» EXERCISE REQUIREMENTS: Output every line exactly as written. Leave out pictures.

▬▬▬▬▬▬

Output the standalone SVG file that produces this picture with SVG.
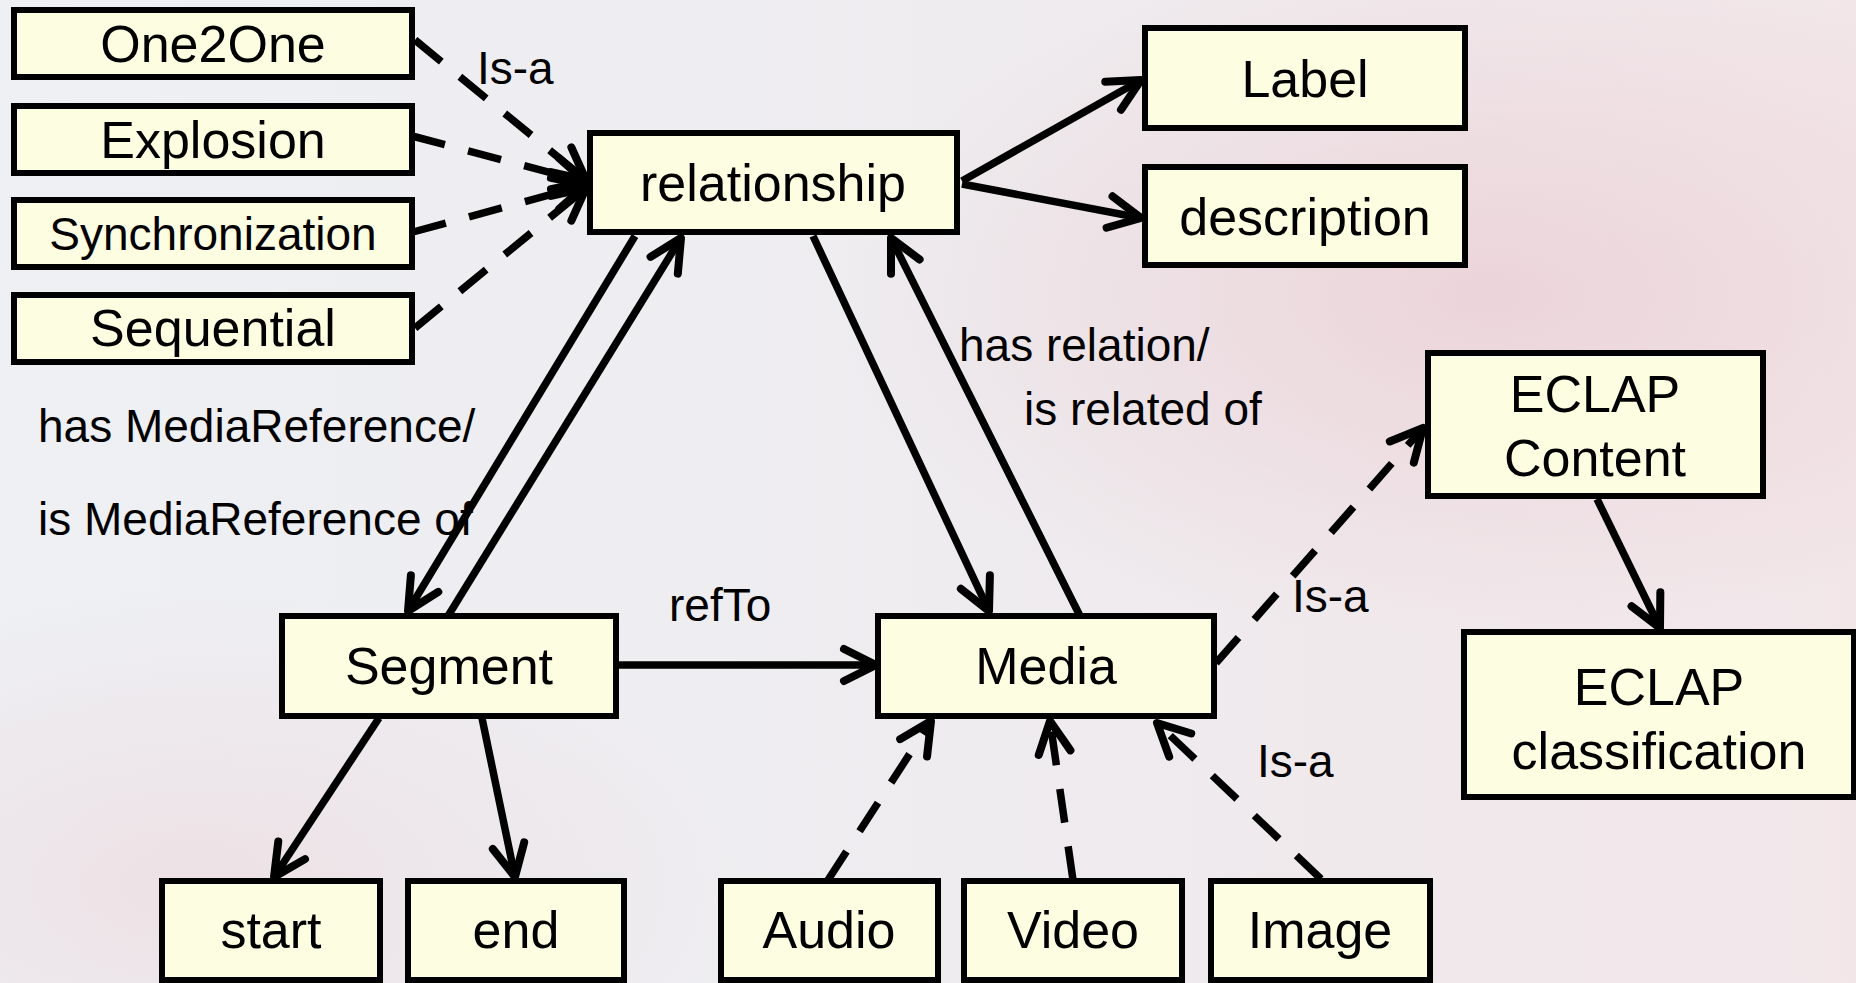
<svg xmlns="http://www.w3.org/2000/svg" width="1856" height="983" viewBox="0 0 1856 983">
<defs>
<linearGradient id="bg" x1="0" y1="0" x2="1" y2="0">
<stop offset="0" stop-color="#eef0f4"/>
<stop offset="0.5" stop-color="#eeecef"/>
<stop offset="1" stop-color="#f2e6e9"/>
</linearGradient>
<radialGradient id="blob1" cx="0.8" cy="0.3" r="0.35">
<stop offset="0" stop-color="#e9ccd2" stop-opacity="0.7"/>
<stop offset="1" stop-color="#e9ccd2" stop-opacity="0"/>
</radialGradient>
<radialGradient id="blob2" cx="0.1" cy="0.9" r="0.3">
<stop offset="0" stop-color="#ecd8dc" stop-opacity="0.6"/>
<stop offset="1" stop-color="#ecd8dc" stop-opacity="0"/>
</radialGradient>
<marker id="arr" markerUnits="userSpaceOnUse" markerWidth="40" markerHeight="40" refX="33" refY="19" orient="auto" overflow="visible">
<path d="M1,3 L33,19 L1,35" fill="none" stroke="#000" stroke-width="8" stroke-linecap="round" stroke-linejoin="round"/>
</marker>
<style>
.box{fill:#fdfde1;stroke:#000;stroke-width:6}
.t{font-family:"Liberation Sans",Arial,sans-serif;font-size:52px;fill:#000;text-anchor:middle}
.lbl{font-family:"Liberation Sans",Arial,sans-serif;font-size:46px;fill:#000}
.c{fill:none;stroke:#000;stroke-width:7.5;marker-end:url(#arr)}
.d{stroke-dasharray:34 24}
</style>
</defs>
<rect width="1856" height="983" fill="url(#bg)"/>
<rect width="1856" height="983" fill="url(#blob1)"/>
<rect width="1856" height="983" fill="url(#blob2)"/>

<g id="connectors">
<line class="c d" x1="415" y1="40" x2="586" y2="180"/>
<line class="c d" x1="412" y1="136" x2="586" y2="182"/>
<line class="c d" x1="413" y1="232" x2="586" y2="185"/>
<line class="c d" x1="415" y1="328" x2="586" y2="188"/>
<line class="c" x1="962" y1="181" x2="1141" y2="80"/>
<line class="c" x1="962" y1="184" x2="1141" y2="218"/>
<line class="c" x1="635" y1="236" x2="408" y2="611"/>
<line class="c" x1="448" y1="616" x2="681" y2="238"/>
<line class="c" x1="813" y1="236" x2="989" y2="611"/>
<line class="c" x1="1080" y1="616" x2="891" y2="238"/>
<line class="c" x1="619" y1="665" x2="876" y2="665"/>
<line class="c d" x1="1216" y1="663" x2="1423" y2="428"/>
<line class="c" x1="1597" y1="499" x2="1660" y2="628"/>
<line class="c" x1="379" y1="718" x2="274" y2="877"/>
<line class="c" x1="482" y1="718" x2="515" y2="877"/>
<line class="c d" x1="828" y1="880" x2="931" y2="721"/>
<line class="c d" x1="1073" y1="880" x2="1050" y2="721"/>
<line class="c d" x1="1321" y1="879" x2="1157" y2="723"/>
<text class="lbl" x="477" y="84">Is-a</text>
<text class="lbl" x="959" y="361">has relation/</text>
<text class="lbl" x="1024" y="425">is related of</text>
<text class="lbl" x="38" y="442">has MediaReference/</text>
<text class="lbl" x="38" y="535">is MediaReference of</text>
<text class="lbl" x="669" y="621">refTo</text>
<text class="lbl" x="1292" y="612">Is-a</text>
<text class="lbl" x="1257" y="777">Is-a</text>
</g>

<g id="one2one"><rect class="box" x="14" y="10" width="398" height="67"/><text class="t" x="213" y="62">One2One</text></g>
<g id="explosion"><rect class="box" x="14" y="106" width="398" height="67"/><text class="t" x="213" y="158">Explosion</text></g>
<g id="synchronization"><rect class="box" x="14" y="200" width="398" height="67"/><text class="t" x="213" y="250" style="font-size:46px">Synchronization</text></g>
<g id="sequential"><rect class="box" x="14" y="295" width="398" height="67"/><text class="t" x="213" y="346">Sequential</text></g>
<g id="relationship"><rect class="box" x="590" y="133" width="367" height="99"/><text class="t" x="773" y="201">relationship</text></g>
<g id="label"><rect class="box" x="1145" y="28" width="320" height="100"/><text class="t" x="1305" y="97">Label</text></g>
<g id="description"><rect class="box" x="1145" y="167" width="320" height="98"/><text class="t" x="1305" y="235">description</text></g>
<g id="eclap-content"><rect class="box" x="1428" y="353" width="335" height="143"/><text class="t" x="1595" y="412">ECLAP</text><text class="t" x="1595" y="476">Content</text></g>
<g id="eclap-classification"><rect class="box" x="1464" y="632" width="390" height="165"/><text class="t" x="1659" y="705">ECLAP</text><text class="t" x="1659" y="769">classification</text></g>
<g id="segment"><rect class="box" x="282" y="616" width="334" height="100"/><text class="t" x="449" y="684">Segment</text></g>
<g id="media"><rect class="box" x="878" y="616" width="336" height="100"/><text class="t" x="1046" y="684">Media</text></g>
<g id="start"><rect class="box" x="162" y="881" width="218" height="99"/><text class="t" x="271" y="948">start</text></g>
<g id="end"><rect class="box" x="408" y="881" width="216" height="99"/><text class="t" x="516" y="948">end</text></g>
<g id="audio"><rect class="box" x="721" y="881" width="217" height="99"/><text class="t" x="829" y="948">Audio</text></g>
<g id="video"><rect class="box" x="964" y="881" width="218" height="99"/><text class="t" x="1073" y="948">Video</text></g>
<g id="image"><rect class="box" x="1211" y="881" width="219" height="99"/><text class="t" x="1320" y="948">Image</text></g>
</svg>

▬▬▬▬▬▬

» EXERCISE OUTPUT:
Output the standalone SVG file that produces this picture with SVG.
<svg xmlns="http://www.w3.org/2000/svg" width="1856" height="983" viewBox="0 0 1856 983">
<defs>
<linearGradient id="bg" x1="0" y1="0" x2="1" y2="0">
<stop offset="0" stop-color="#eef0f4"/>
<stop offset="0.5" stop-color="#eeecef"/>
<stop offset="1" stop-color="#f2e6e9"/>
</linearGradient>
<radialGradient id="blob1" cx="0.8" cy="0.3" r="0.35">
<stop offset="0" stop-color="#e9ccd2" stop-opacity="0.7"/>
<stop offset="1" stop-color="#e9ccd2" stop-opacity="0"/>
</radialGradient>
<radialGradient id="blob2" cx="0.1" cy="0.9" r="0.3">
<stop offset="0" stop-color="#ecd8dc" stop-opacity="0.6"/>
<stop offset="1" stop-color="#ecd8dc" stop-opacity="0"/>
</radialGradient>
<marker id="arr" markerUnits="userSpaceOnUse" markerWidth="40" markerHeight="40" refX="33" refY="19" orient="auto" overflow="visible">
<path d="M1,3 L33,19 L1,35" fill="none" stroke="#000" stroke-width="8" stroke-linecap="round" stroke-linejoin="round"/>
</marker>
<style>
.box{fill:#fdfde1;stroke:#000;stroke-width:6}
.t{font-family:"Liberation Sans",Arial,sans-serif;font-size:52px;fill:#000;text-anchor:middle}
.lbl{font-family:"Liberation Sans",Arial,sans-serif;font-size:46px;fill:#000}
.c{fill:none;stroke:#000;stroke-width:7.5;marker-end:url(#arr)}
.d{stroke-dasharray:34 24}
</style>
</defs>
<rect width="1856" height="983" fill="url(#bg)"/>
<rect width="1856" height="983" fill="url(#blob1)"/>
<rect width="1856" height="983" fill="url(#blob2)"/>

<g id="connectors">
<line class="c d" x1="415" y1="40" x2="586" y2="180"/>
<line class="c d" x1="412" y1="136" x2="586" y2="182"/>
<line class="c d" x1="413" y1="232" x2="586" y2="185"/>
<line class="c d" x1="415" y1="328" x2="586" y2="188"/>
<line class="c" x1="962" y1="181" x2="1141" y2="80"/>
<line class="c" x1="962" y1="184" x2="1141" y2="218"/>
<line class="c" x1="635" y1="236" x2="408" y2="611"/>
<line class="c" x1="448" y1="616" x2="681" y2="238"/>
<line class="c" x1="813" y1="236" x2="989" y2="611"/>
<line class="c" x1="1080" y1="616" x2="891" y2="238"/>
<line class="c" x1="619" y1="665" x2="876" y2="665"/>
<line class="c d" x1="1216" y1="663" x2="1423" y2="428"/>
<line class="c" x1="1597" y1="499" x2="1660" y2="628"/>
<line class="c" x1="379" y1="718" x2="274" y2="877"/>
<line class="c" x1="482" y1="718" x2="515" y2="877"/>
<line class="c d" x1="828" y1="880" x2="931" y2="721"/>
<line class="c d" x1="1073" y1="880" x2="1050" y2="721"/>
<line class="c d" x1="1321" y1="879" x2="1157" y2="723"/>
<text class="lbl" x="477" y="84">Is-a</text>
<text class="lbl" x="959" y="361">has relation/</text>
<text class="lbl" x="1024" y="425">is related of</text>
<text class="lbl" x="38" y="442">has MediaReference/</text>
<text class="lbl" x="38" y="535">is MediaReference of</text>
<text class="lbl" x="669" y="621">refTo</text>
<text class="lbl" x="1292" y="612">Is-a</text>
<text class="lbl" x="1257" y="777">Is-a</text>
</g>

<g id="one2one"><rect class="box" x="14" y="10" width="398" height="67"/><text class="t" x="213" y="62">One2One</text></g>
<g id="explosion"><rect class="box" x="14" y="106" width="398" height="67"/><text class="t" x="213" y="158">Explosion</text></g>
<g id="synchronization"><rect class="box" x="14" y="200" width="398" height="67"/><text class="t" x="213" y="250" style="font-size:46px">Synchronization</text></g>
<g id="sequential"><rect class="box" x="14" y="295" width="398" height="67"/><text class="t" x="213" y="346">Sequential</text></g>
<g id="relationship"><rect class="box" x="590" y="133" width="367" height="99"/><text class="t" x="773" y="201">relationship</text></g>
<g id="label"><rect class="box" x="1145" y="28" width="320" height="100"/><text class="t" x="1305" y="97">Label</text></g>
<g id="description"><rect class="box" x="1145" y="167" width="320" height="98"/><text class="t" x="1305" y="235">description</text></g>
<g id="eclap-content"><rect class="box" x="1428" y="353" width="335" height="143"/><text class="t" x="1595" y="412">ECLAP</text><text class="t" x="1595" y="476">Content</text></g>
<g id="eclap-classification"><rect class="box" x="1464" y="632" width="390" height="165"/><text class="t" x="1659" y="705">ECLAP</text><text class="t" x="1659" y="769">classification</text></g>
<g id="segment"><rect class="box" x="282" y="616" width="334" height="100"/><text class="t" x="449" y="684">Segment</text></g>
<g id="media"><rect class="box" x="878" y="616" width="336" height="100"/><text class="t" x="1046" y="684">Media</text></g>
<g id="start"><rect class="box" x="162" y="881" width="218" height="99"/><text class="t" x="271" y="948">start</text></g>
<g id="end"><rect class="box" x="408" y="881" width="216" height="99"/><text class="t" x="516" y="948">end</text></g>
<g id="audio"><rect class="box" x="721" y="881" width="217" height="99"/><text class="t" x="829" y="948">Audio</text></g>
<g id="video"><rect class="box" x="964" y="881" width="218" height="99"/><text class="t" x="1073" y="948">Video</text></g>
<g id="image"><rect class="box" x="1211" y="881" width="219" height="99"/><text class="t" x="1320" y="948">Image</text></g>
</svg>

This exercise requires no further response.